_Goal of the exercise_
Below are the records; give again exactly the lines from the one containing "Recreate this image" through the one containing "bg.patch.set_alpha(0)", leaving out pictures.

_Record excerpts_
---------------
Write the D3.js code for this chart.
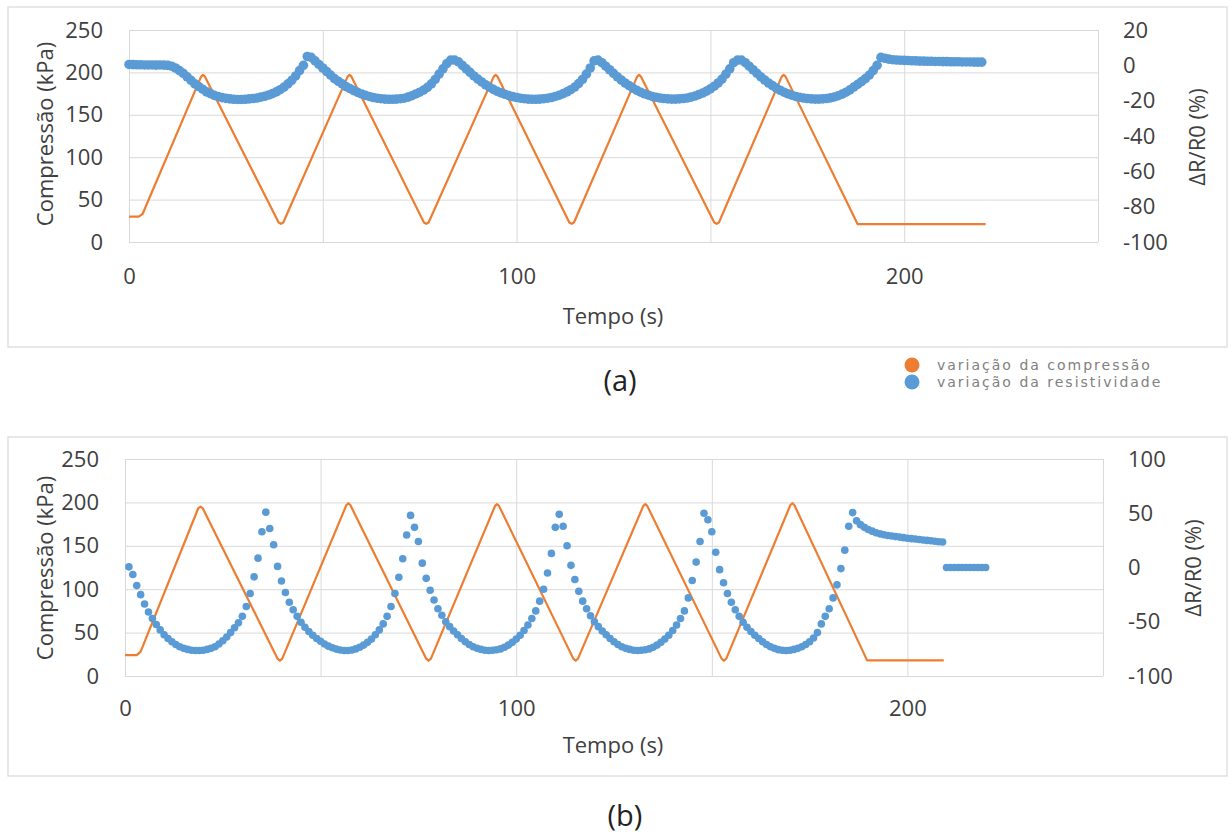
---------------
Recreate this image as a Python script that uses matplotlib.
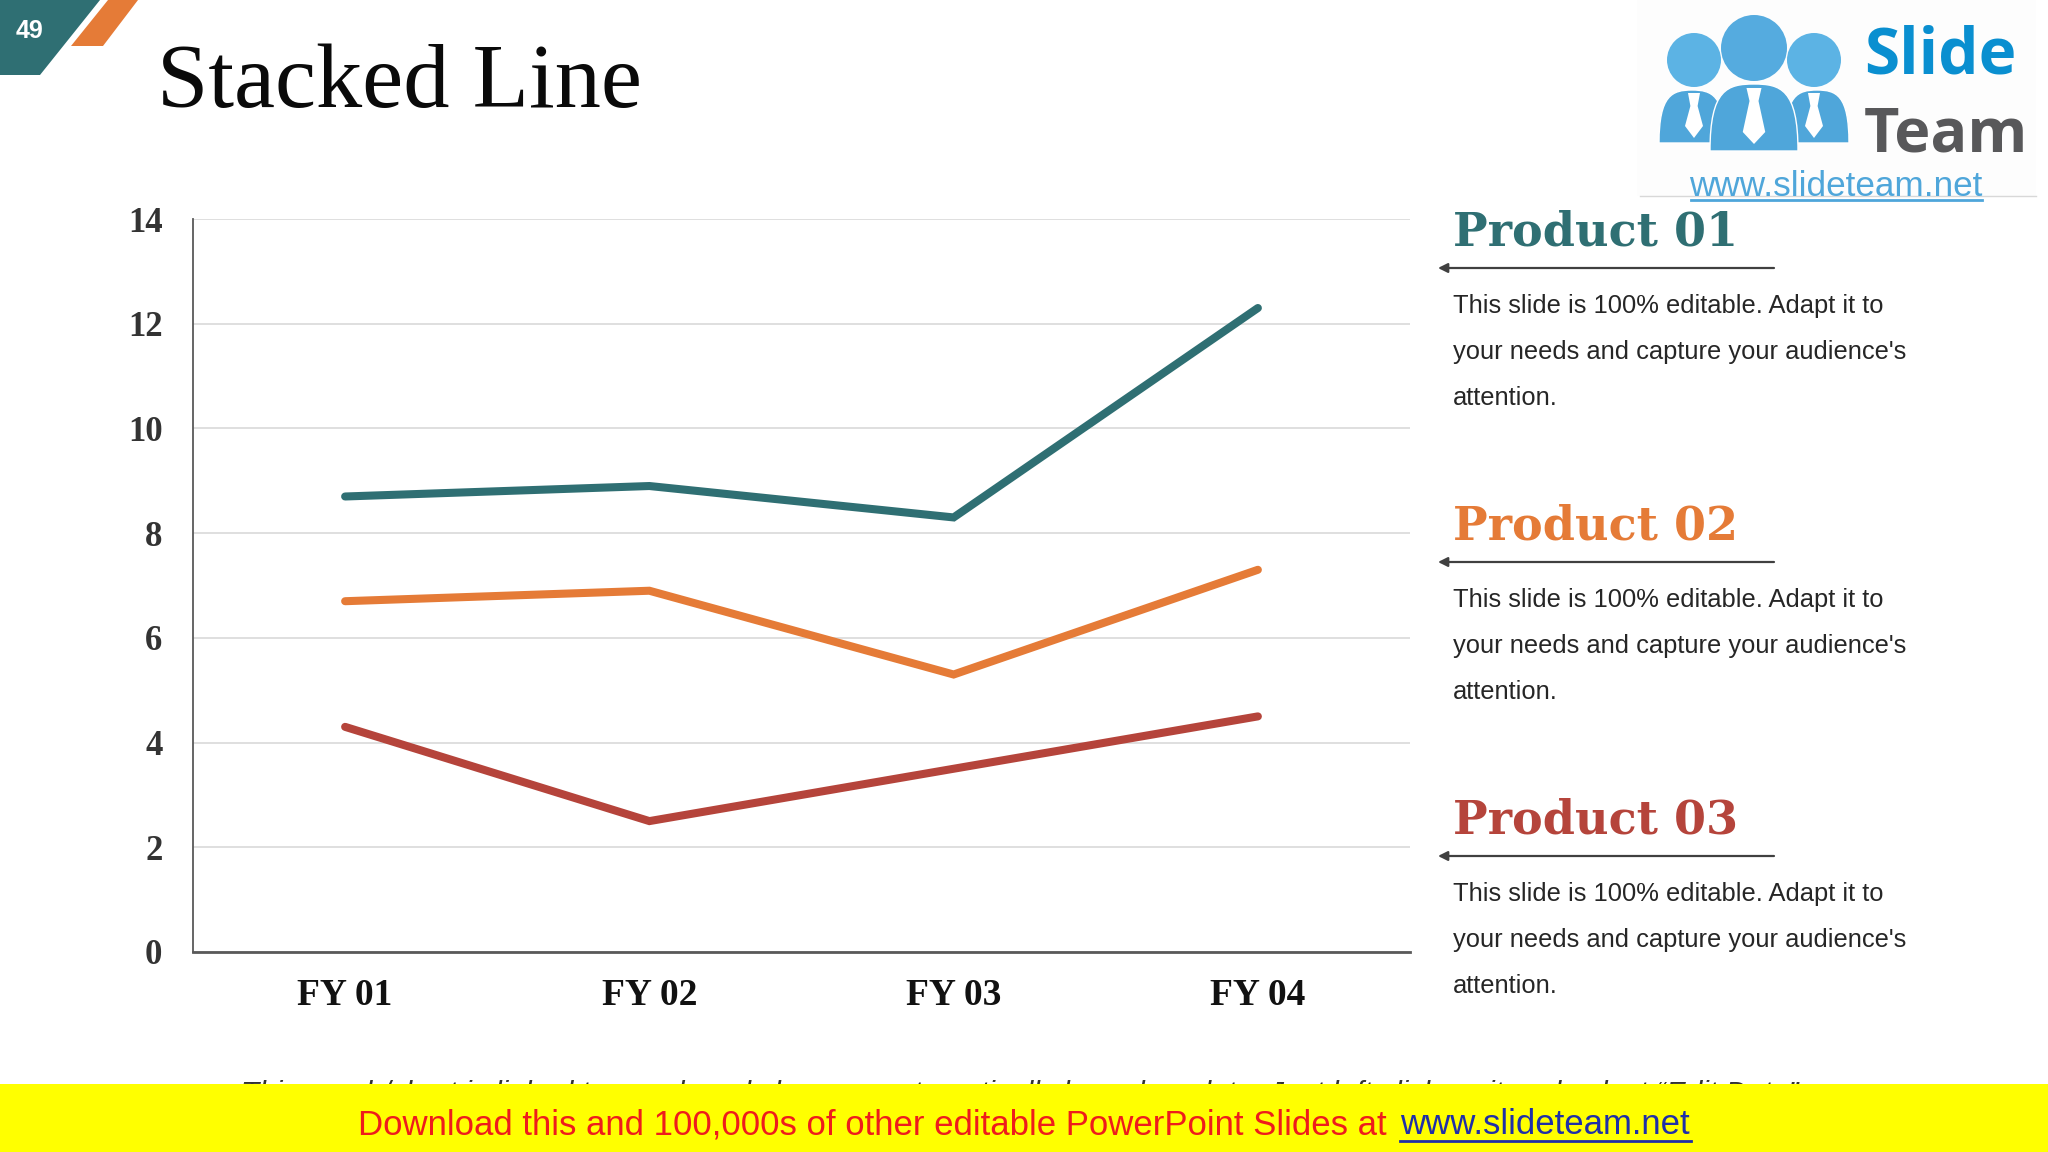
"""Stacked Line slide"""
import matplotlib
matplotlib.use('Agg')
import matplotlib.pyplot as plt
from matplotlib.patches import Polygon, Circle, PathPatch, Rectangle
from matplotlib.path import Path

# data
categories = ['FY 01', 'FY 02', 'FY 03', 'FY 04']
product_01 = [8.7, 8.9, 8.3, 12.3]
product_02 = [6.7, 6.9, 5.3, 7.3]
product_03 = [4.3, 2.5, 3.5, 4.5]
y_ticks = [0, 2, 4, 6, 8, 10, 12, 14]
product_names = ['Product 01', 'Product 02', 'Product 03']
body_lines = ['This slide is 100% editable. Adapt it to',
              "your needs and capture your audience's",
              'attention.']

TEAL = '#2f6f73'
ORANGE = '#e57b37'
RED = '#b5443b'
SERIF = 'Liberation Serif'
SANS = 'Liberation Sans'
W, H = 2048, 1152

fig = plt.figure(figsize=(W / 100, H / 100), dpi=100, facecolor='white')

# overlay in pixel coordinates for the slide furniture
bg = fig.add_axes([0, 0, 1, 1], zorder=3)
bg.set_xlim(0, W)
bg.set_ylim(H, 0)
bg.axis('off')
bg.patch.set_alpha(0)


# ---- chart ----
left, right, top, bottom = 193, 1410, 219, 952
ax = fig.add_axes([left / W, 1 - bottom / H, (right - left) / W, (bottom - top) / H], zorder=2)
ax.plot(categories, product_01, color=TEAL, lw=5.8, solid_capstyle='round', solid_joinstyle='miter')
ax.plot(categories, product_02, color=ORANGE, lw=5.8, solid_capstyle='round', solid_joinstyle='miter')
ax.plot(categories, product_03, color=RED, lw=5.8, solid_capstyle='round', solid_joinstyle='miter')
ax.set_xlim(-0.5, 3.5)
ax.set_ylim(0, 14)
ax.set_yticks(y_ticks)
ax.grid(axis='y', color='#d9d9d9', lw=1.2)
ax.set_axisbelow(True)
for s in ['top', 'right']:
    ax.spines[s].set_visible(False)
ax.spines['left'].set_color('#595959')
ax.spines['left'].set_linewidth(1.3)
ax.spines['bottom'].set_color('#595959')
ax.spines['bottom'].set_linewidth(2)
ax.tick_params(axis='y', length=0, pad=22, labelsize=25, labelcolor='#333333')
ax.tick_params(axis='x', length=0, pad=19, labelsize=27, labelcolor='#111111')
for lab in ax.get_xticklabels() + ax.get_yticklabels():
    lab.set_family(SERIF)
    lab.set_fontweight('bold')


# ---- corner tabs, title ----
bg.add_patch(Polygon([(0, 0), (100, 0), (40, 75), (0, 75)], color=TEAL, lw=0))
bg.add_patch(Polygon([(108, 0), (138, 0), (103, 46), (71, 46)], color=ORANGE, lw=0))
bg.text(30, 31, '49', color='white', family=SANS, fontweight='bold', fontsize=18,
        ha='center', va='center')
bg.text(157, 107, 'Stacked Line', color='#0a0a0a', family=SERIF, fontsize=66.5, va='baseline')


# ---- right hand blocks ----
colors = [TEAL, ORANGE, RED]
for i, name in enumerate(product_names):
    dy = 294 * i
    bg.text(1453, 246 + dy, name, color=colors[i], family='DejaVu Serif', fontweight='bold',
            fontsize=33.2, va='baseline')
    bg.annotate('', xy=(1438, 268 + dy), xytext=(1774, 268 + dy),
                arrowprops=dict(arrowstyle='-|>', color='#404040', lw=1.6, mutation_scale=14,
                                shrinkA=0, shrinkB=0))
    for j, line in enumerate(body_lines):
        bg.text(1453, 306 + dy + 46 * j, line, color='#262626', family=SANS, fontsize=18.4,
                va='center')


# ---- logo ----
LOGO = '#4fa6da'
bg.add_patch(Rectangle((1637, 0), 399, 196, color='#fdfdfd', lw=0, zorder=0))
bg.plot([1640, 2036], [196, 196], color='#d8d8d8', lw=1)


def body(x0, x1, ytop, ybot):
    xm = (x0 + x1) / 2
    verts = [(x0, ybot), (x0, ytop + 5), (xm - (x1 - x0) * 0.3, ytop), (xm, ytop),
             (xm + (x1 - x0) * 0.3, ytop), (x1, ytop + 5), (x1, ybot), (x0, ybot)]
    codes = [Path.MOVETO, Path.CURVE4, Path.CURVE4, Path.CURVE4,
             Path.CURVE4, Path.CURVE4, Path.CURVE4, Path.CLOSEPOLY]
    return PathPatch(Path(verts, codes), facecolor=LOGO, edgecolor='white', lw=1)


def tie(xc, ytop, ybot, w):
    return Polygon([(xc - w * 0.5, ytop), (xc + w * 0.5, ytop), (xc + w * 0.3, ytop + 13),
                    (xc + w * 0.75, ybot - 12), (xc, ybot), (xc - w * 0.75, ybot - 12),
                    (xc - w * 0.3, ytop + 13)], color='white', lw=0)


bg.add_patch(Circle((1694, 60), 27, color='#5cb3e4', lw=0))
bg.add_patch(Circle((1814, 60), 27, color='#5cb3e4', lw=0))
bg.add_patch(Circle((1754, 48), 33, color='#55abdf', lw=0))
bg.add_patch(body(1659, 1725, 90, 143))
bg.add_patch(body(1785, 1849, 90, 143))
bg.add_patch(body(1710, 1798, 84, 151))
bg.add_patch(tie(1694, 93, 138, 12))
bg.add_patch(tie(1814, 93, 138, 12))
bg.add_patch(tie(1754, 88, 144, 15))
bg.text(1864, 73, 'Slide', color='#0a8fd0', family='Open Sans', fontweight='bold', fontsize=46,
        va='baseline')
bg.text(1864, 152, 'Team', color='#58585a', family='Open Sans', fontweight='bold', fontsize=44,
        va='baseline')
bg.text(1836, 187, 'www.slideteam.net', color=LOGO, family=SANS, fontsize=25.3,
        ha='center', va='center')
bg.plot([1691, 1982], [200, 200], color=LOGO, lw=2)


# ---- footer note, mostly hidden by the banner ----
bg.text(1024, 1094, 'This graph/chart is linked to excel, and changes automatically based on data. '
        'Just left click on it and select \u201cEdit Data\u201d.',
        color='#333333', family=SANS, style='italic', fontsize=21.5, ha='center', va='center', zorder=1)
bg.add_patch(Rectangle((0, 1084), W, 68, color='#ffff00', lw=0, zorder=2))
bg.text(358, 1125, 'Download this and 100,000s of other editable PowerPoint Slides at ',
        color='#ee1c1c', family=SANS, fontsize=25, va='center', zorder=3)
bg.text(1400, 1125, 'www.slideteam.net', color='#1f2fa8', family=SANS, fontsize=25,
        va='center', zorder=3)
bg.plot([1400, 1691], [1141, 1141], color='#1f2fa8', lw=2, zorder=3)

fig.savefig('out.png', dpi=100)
---------------
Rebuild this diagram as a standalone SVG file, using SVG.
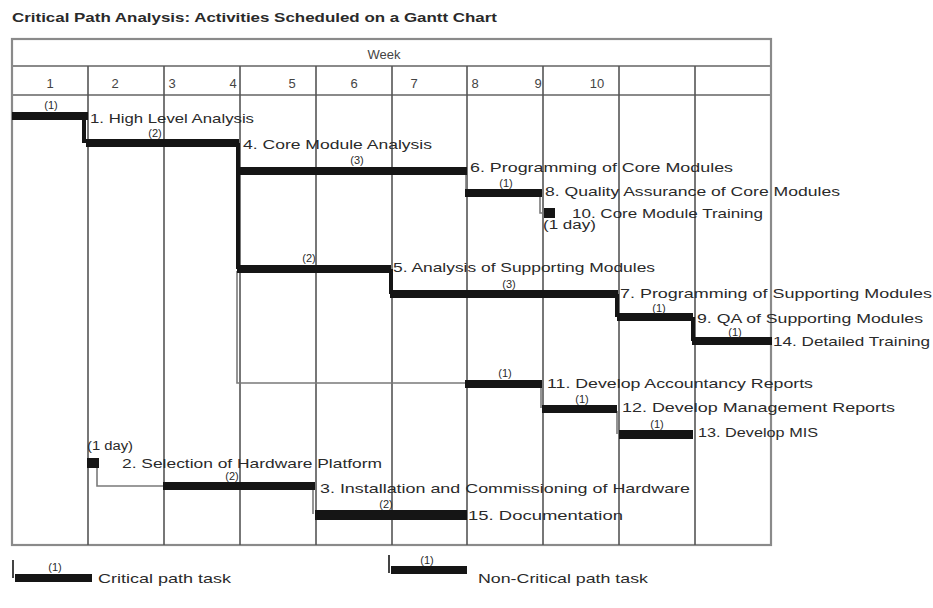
---------------
_Solution to this task_
Recreate this image as a Python script that uses matplotlib.
"""Stacked Line slide"""
import matplotlib
matplotlib.use('Agg')
import matplotlib.pyplot as plt
from matplotlib.patches import Polygon, Circle, PathPatch, Rectangle
from matplotlib.path import Path

# data
categories = ['FY 01', 'FY 02', 'FY 03', 'FY 04']
product_01 = [8.7, 8.9, 8.3, 12.3]
product_02 = [6.7, 6.9, 5.3, 7.3]
product_03 = [4.3, 2.5, 3.5, 4.5]
y_ticks = [0, 2, 4, 6, 8, 10, 12, 14]
product_names = ['Product 01', 'Product 02', 'Product 03']
body_lines = ['This slide is 100% editable. Adapt it to',
              "your needs and capture your audience's",
              'attention.']

TEAL = '#2f6f73'
ORANGE = '#e57b37'
RED = '#b5443b'
SERIF = 'Liberation Serif'
SANS = 'Liberation Sans'
W, H = 2048, 1152

fig = plt.figure(figsize=(W / 100, H / 100), dpi=100, facecolor='white')

# overlay in pixel coordinates for the slide furniture
bg = fig.add_axes([0, 0, 1, 1], zorder=3)
bg.set_xlim(0, W)
bg.set_ylim(H, 0)
bg.axis('off')
bg.patch.set_alpha(0)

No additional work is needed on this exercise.